▶ What this task involves
Begin with the first line and repeat exactly through the line containing "W, H = 2440, 905"; leave every image out.

+++ Recorded information +++

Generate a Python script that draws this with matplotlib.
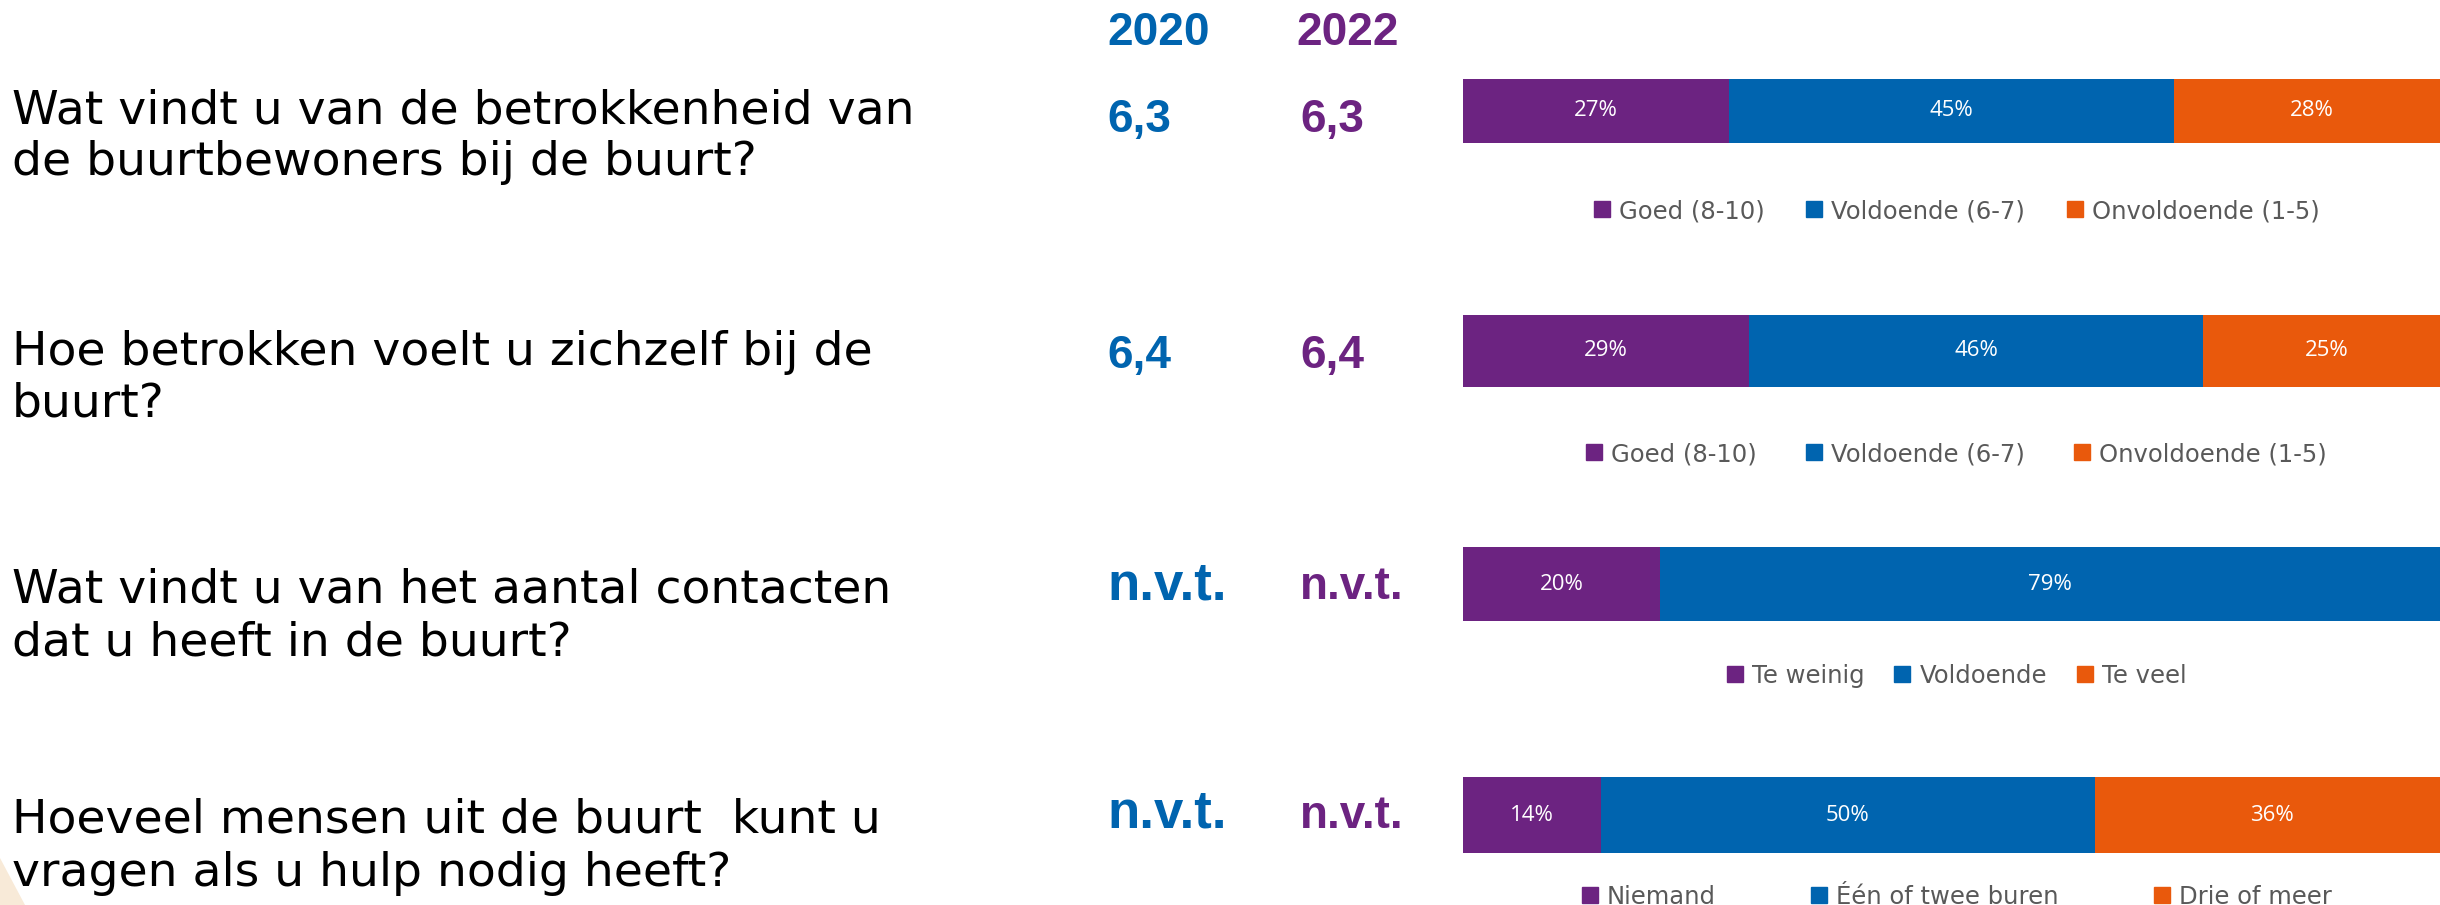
import matplotlib
matplotlib.use("Agg")
import matplotlib.pyplot as plt
from matplotlib.lines import Line2D
from matplotlib.patches import Polygon

W, H = 2440, 905

questions = [
    "Wat vindt u van de betrokkenheid van\nde buurtbewoners bij de buurt?",
    "Hoe betrokken voelt u zichzelf bij de\nbuurt?",
    "Wat vindt u van het aantal contacten\ndat u heeft in de buurt?",
    "Hoeveel mensen uit de buurt  kunt u\nvragen als u hulp nodig heeft?",
]
years = ["2020", "2022"]
scores_2020 = ["6,3", "6,4", "n.v.t.", "n.v.t."]
scores_2022 = ["6,3", "6,4", "n.v.t.", "n.v.t."]
categories = [
    ["Goed (8-10)", "Voldoende (6-7)", "Onvoldoende (1-5)"],
    ["Goed (8-10)", "Voldoende (6-7)", "Onvoldoende (1-5)"],
    ["Te weinig", "Voldoende", "Te veel"],
    ["Niemand", "Één of twee buren", "Drie of meer"],
]
shares = [
    [27, 45, 28],
    [29, 46, 25],
    [20, 79, 1],
    [14, 50, 36],
]

purple = "#6C2381"
blue = "#0064AF"
orange = "#E9590C"
colors = [purple, blue, orange]
grey = "#595959"

# layout in pixels (from the top of the image)
bar_top = [79, 315, 547, 777]
bar_bottom = [143, 387, 621, 853]
legend_y = [211, 454, 676, 897]
col_space = [1.7, 2.0, 1.2, 3.9]
q_base = [(124, 175), (365, 416), (602, 655), (832, 886)]
score_base = [132, 368, 599, 828]
bar_left, bar_right = 1463, 2450


def fx(x):
    return x / W


def fy(y):
    return 1 - y / H


fig = plt.figure(figsize=(W / 100, H / 100), dpi=100)
fig.patch.set_facecolor("white")

# decorative corner
fig.patches.append(Polygon([(0, fy(858)), (fx(25), 0), (0, 0)], closed=True,
                           transform=fig.transFigure, facecolor="#F8EAD8",
                           edgecolor="none"))

# year headers
fig.text(fx(1107), fy(45), years[0], color=blue, fontsize=33, fontweight="bold",
         family="Liberation Sans", ha="left", va="baseline")
fig.text(fx(1296), fy(45), years[1], color=purple, fontsize=33, fontweight="bold",
         family="Liberation Sans", ha="left", va="baseline")

for i in range(4):
    l1, l2 = questions[i].split("\n")
    fig.text(fx(12), fy(q_base[i][0]), l1, fontsize=34, family="DejaVu Sans",
             color="black", ha="left", va="baseline")
    fig.text(fx(12), fy(q_base[i][1]), l2, fontsize=34, family="DejaVu Sans",
             color="black", ha="left", va="baseline")

    s20 = 38 if scores_2020[i] == "n.v.t." else 33
    fig.text(fx(1107), fy(score_base[i]), scores_2020[i], color=blue, fontsize=s20,
             fontweight="bold", family="Liberation Sans", ha="left", va="baseline")
    fig.text(fx(1300), fy(score_base[i]), scores_2022[i], color=purple, fontsize=33,
             fontweight="bold", family="Liberation Sans", ha="left", va="baseline")

    ax = fig.add_axes([fx(bar_left), fy(bar_bottom[i]),
                       (bar_right - bar_left) / W, (bar_bottom[i] - bar_top[i]) / H])
    left = 0
    for v, c in zip(shares[i], colors):
        ax.barh(0, v, left=left, height=1.0, color=c, edgecolor="none")
        if v >= 5:
            ax.text(left + v / 2, 0, f"{v}%", color="white", fontsize=16,
                    family="Open Sans", ha="center", va="center")
        left += v
    ax.set_xlim(0, 100)
    ax.set_ylim(-0.5, 0.5)
    ax.axis("off")

    handles = [Line2D([], [], marker="s", linestyle="none", markersize=11, color=c)
               for c in colors]
    leg = fig.legend(handles, categories[i], loc="center", ncol=3, frameon=False,
                     bbox_to_anchor=(fx((bar_left + bar_right) / 2), fy(legend_y[i])),
                     bbox_transform=fig.transFigure, handlelength=0.7,
                     handletextpad=0.35, columnspacing=col_space[i],
                     prop={"family": "DejaVu Sans", "size": 17.5})
    for t in leg.get_texts():
        t.set_color(grey)

fig.savefig("out.png", dpi=100, facecolor="white")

+++

▶ Reply
Generate a Python script that draws this with matplotlib.
import matplotlib
matplotlib.use("Agg")
import matplotlib.pyplot as plt
from matplotlib.lines import Line2D
from matplotlib.patches import Polygon

W, H = 2440, 905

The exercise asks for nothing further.